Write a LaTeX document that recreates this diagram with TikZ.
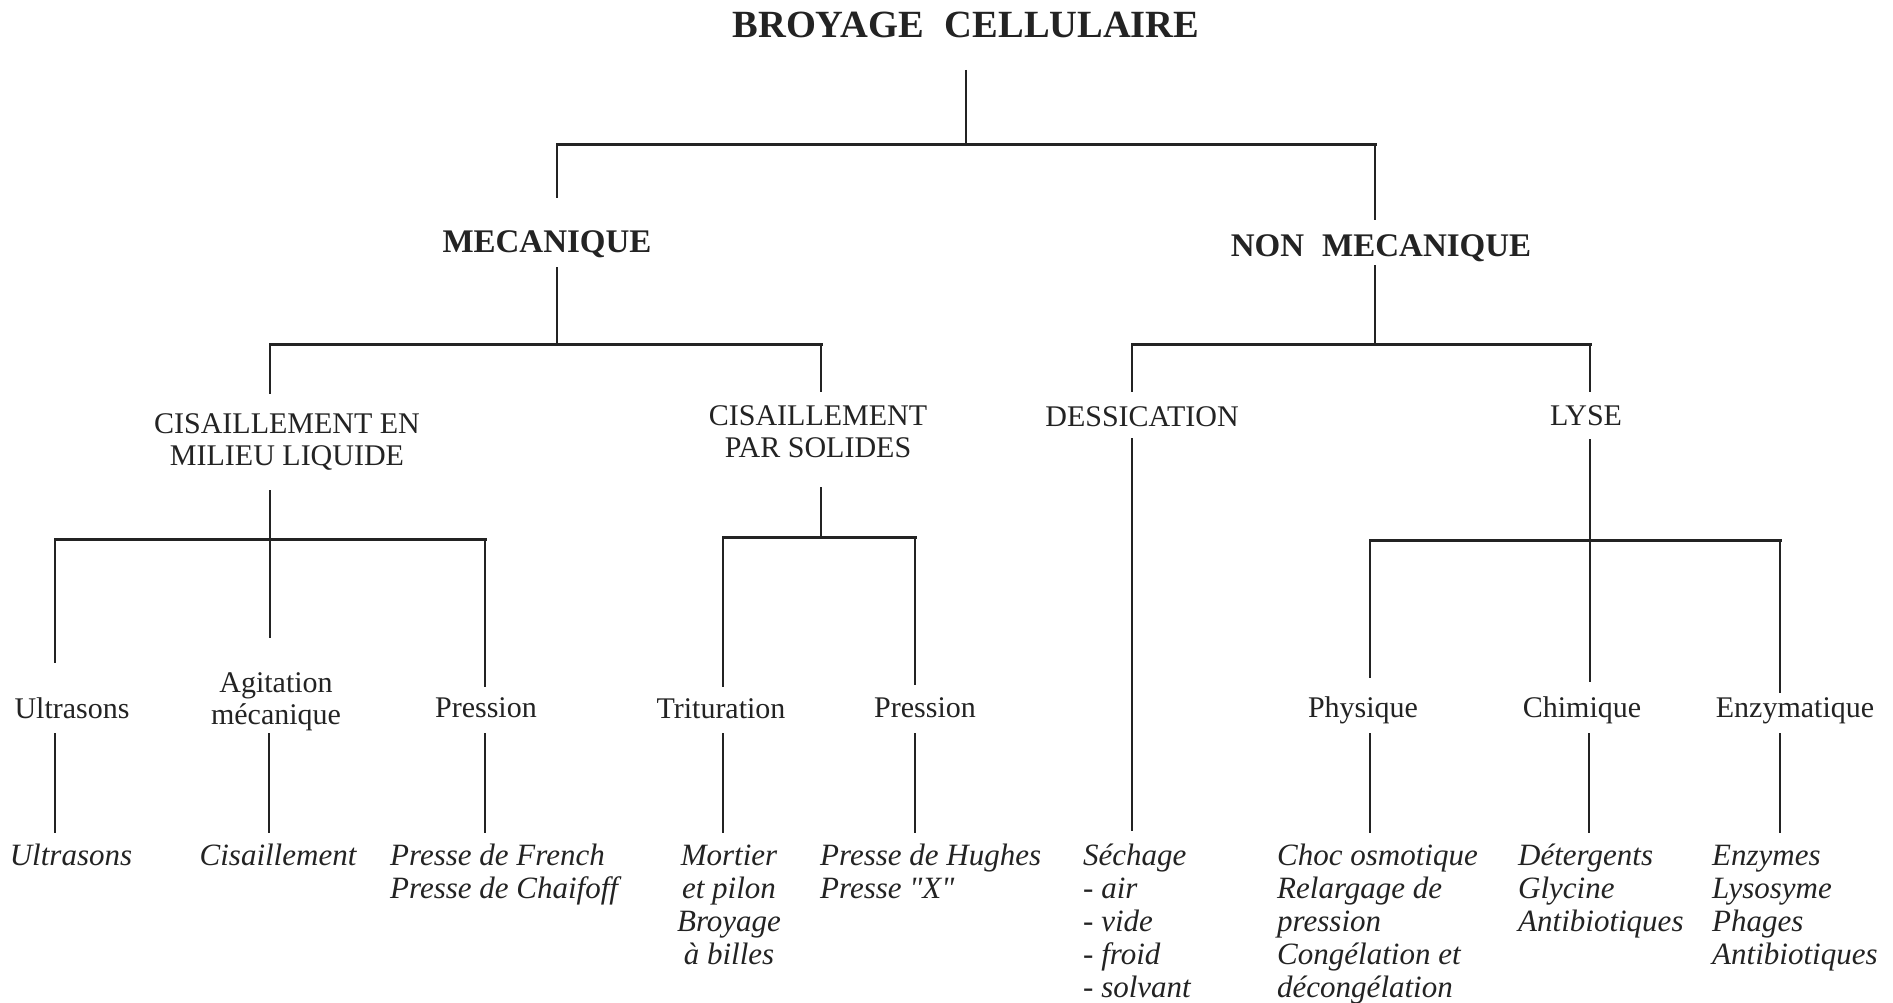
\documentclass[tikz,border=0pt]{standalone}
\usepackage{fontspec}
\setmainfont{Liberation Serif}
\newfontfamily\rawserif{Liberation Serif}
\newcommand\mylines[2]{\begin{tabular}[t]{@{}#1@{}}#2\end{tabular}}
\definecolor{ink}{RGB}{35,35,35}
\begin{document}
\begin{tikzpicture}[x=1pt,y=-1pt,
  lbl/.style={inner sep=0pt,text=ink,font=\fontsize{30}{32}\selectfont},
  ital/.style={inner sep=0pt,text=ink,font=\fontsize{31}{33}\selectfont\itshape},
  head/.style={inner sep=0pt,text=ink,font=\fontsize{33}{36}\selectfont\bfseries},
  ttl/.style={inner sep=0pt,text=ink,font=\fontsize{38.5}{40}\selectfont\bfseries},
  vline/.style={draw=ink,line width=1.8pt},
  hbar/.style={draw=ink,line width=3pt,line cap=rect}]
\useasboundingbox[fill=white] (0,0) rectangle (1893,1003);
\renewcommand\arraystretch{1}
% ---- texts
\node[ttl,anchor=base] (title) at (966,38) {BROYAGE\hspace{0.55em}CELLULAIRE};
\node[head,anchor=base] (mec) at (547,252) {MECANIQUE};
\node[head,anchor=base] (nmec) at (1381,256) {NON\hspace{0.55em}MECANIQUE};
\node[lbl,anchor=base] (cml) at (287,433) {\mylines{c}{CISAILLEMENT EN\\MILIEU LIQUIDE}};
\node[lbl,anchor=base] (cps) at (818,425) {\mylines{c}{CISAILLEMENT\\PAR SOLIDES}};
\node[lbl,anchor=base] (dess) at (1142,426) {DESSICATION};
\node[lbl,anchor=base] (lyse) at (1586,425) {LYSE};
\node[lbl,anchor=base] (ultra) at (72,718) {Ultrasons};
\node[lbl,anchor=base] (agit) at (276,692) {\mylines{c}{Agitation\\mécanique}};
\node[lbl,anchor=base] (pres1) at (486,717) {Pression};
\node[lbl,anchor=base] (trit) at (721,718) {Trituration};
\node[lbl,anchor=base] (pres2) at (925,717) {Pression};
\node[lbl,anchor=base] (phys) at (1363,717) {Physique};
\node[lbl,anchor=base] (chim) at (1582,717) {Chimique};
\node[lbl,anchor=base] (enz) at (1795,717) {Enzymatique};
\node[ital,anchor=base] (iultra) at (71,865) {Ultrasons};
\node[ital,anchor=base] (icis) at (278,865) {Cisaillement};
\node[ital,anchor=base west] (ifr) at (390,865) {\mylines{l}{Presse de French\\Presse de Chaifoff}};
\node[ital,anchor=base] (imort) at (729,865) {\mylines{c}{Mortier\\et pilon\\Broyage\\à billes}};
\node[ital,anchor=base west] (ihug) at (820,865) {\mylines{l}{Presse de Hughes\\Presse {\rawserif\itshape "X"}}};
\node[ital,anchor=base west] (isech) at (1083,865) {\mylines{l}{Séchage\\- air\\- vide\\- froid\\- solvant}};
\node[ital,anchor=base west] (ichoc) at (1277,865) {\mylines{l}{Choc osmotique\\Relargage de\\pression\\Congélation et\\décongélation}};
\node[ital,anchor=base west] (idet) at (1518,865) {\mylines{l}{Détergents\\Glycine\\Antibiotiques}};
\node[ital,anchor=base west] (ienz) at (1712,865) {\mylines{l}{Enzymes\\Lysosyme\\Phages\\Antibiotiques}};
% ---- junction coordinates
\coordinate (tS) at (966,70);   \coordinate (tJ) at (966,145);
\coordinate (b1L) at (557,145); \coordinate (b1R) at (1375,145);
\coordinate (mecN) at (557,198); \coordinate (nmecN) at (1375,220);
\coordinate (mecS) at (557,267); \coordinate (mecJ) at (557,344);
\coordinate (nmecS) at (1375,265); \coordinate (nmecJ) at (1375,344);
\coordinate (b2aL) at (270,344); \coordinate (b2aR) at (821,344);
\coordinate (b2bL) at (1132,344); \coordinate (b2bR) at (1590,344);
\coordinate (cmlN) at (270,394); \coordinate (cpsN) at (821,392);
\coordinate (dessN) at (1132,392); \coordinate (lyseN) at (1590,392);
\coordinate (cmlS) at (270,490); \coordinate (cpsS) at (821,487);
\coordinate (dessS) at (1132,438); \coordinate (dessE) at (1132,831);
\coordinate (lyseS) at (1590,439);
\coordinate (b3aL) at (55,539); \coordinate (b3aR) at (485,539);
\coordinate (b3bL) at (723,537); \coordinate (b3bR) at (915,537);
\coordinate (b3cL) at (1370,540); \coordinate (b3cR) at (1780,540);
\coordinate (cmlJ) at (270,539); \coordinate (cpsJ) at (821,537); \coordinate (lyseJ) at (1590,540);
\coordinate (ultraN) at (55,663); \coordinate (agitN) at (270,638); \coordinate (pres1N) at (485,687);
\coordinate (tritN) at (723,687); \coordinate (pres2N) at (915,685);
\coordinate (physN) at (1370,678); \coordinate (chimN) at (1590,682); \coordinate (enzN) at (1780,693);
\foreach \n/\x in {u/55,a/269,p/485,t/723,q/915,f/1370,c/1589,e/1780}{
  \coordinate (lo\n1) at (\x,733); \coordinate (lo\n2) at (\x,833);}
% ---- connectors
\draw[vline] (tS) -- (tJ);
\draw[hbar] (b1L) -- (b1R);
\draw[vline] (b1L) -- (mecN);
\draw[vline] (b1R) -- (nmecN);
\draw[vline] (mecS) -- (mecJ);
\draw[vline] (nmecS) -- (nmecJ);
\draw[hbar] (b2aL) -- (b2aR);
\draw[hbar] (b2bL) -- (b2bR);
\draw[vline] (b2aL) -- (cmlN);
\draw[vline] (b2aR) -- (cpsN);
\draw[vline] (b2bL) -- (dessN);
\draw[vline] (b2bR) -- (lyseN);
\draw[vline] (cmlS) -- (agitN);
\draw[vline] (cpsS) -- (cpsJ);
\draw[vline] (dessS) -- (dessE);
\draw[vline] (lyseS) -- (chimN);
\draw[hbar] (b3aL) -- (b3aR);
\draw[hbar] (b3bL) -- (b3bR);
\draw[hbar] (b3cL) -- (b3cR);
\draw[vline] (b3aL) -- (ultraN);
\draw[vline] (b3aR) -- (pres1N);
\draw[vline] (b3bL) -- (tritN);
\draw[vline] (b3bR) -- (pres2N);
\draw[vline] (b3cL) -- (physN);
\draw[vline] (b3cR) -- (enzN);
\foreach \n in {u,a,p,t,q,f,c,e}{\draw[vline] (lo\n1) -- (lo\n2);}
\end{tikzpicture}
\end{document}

.....

:: What you have to do ::
Transcribe all the data word for word; the images stay out.

:: Expected answer ::
Write a LaTeX document that recreates this diagram with TikZ.
\documentclass[tikz,border=0pt]{standalone}
\usepackage{fontspec}
\setmainfont{Liberation Serif}
\newfontfamily\rawserif{Liberation Serif}
\newcommand\mylines[2]{\begin{tabular}[t]{@{}#1@{}}#2\end{tabular}}
\definecolor{ink}{RGB}{35,35,35}
\begin{document}
\begin{tikzpicture}[x=1pt,y=-1pt,
  lbl/.style={inner sep=0pt,text=ink,font=\fontsize{30}{32}\selectfont},
  ital/.style={inner sep=0pt,text=ink,font=\fontsize{31}{33}\selectfont\itshape},
  head/.style={inner sep=0pt,text=ink,font=\fontsize{33}{36}\selectfont\bfseries},
  ttl/.style={inner sep=0pt,text=ink,font=\fontsize{38.5}{40}\selectfont\bfseries},
  vline/.style={draw=ink,line width=1.8pt},
  hbar/.style={draw=ink,line width=3pt,line cap=rect}]
\useasboundingbox[fill=white] (0,0) rectangle (1893,1003);
\renewcommand\arraystretch{1}
% ---- texts
\node[ttl,anchor=base] (title) at (966,38) {BROYAGE\hspace{0.55em}CELLULAIRE};
\node[head,anchor=base] (mec) at (547,252) {MECANIQUE};
\node[head,anchor=base] (nmec) at (1381,256) {NON\hspace{0.55em}MECANIQUE};
\node[lbl,anchor=base] (cml) at (287,433) {\mylines{c}{CISAILLEMENT EN\\MILIEU LIQUIDE}};
\node[lbl,anchor=base] (cps) at (818,425) {\mylines{c}{CISAILLEMENT\\PAR SOLIDES}};
\node[lbl,anchor=base] (dess) at (1142,426) {DESSICATION};
\node[lbl,anchor=base] (lyse) at (1586,425) {LYSE};
\node[lbl,anchor=base] (ultra) at (72,718) {Ultrasons};
\node[lbl,anchor=base] (agit) at (276,692) {\mylines{c}{Agitation\\mécanique}};
\node[lbl,anchor=base] (pres1) at (486,717) {Pression};
\node[lbl,anchor=base] (trit) at (721,718) {Trituration};
\node[lbl,anchor=base] (pres2) at (925,717) {Pression};
\node[lbl,anchor=base] (phys) at (1363,717) {Physique};
\node[lbl,anchor=base] (chim) at (1582,717) {Chimique};
\node[lbl,anchor=base] (enz) at (1795,717) {Enzymatique};
\node[ital,anchor=base] (iultra) at (71,865) {Ultrasons};
\node[ital,anchor=base] (icis) at (278,865) {Cisaillement};
\node[ital,anchor=base west] (ifr) at (390,865) {\mylines{l}{Presse de French\\Presse de Chaifoff}};
\node[ital,anchor=base] (imort) at (729,865) {\mylines{c}{Mortier\\et pilon\\Broyage\\à billes}};
\node[ital,anchor=base west] (ihug) at (820,865) {\mylines{l}{Presse de Hughes\\Presse {\rawserif\itshape "X"}}};
\node[ital,anchor=base west] (isech) at (1083,865) {\mylines{l}{Séchage\\- air\\- vide\\- froid\\- solvant}};
\node[ital,anchor=base west] (ichoc) at (1277,865) {\mylines{l}{Choc osmotique\\Relargage de\\pression\\Congélation et\\décongélation}};
\node[ital,anchor=base west] (idet) at (1518,865) {\mylines{l}{Détergents\\Glycine\\Antibiotiques}};
\node[ital,anchor=base west] (ienz) at (1712,865) {\mylines{l}{Enzymes\\Lysosyme\\Phages\\Antibiotiques}};
% ---- junction coordinates
\coordinate (tS) at (966,70);   \coordinate (tJ) at (966,145);
\coordinate (b1L) at (557,145); \coordinate (b1R) at (1375,145);
\coordinate (mecN) at (557,198); \coordinate (nmecN) at (1375,220);
\coordinate (mecS) at (557,267); \coordinate (mecJ) at (557,344);
\coordinate (nmecS) at (1375,265); \coordinate (nmecJ) at (1375,344);
\coordinate (b2aL) at (270,344); \coordinate (b2aR) at (821,344);
\coordinate (b2bL) at (1132,344); \coordinate (b2bR) at (1590,344);
\coordinate (cmlN) at (270,394); \coordinate (cpsN) at (821,392);
\coordinate (dessN) at (1132,392); \coordinate (lyseN) at (1590,392);
\coordinate (cmlS) at (270,490); \coordinate (cpsS) at (821,487);
\coordinate (dessS) at (1132,438); \coordinate (dessE) at (1132,831);
\coordinate (lyseS) at (1590,439);
\coordinate (b3aL) at (55,539); \coordinate (b3aR) at (485,539);
\coordinate (b3bL) at (723,537); \coordinate (b3bR) at (915,537);
\coordinate (b3cL) at (1370,540); \coordinate (b3cR) at (1780,540);
\coordinate (cmlJ) at (270,539); \coordinate (cpsJ) at (821,537); \coordinate (lyseJ) at (1590,540);
\coordinate (ultraN) at (55,663); \coordinate (agitN) at (270,638); \coordinate (pres1N) at (485,687);
\coordinate (tritN) at (723,687); \coordinate (pres2N) at (915,685);
\coordinate (physN) at (1370,678); \coordinate (chimN) at (1590,682); \coordinate (enzN) at (1780,693);
\foreach \n/\x in {u/55,a/269,p/485,t/723,q/915,f/1370,c/1589,e/1780}{
  \coordinate (lo\n1) at (\x,733); \coordinate (lo\n2) at (\x,833);}
% ---- connectors
\draw[vline] (tS) -- (tJ);
\draw[hbar] (b1L) -- (b1R);
\draw[vline] (b1L) -- (mecN);
\draw[vline] (b1R) -- (nmecN);
\draw[vline] (mecS) -- (mecJ);
\draw[vline] (nmecS) -- (nmecJ);
\draw[hbar] (b2aL) -- (b2aR);
\draw[hbar] (b2bL) -- (b2bR);
\draw[vline] (b2aL) -- (cmlN);
\draw[vline] (b2aR) -- (cpsN);
\draw[vline] (b2bL) -- (dessN);
\draw[vline] (b2bR) -- (lyseN);
\draw[vline] (cmlS) -- (agitN);
\draw[vline] (cpsS) -- (cpsJ);
\draw[vline] (dessS) -- (dessE);
\draw[vline] (lyseS) -- (chimN);
\draw[hbar] (b3aL) -- (b3aR);
\draw[hbar] (b3bL) -- (b3bR);
\draw[hbar] (b3cL) -- (b3cR);
\draw[vline] (b3aL) -- (ultraN);
\draw[vline] (b3aR) -- (pres1N);
\draw[vline] (b3bL) -- (tritN);
\draw[vline] (b3bR) -- (pres2N);
\draw[vline] (b3cL) -- (physN);
\draw[vline] (b3cR) -- (enzN);
\foreach \n in {u,a,p,t,q,f,c,e}{\draw[vline] (lo\n1) -- (lo\n2);}
\end{tikzpicture}
\end{document}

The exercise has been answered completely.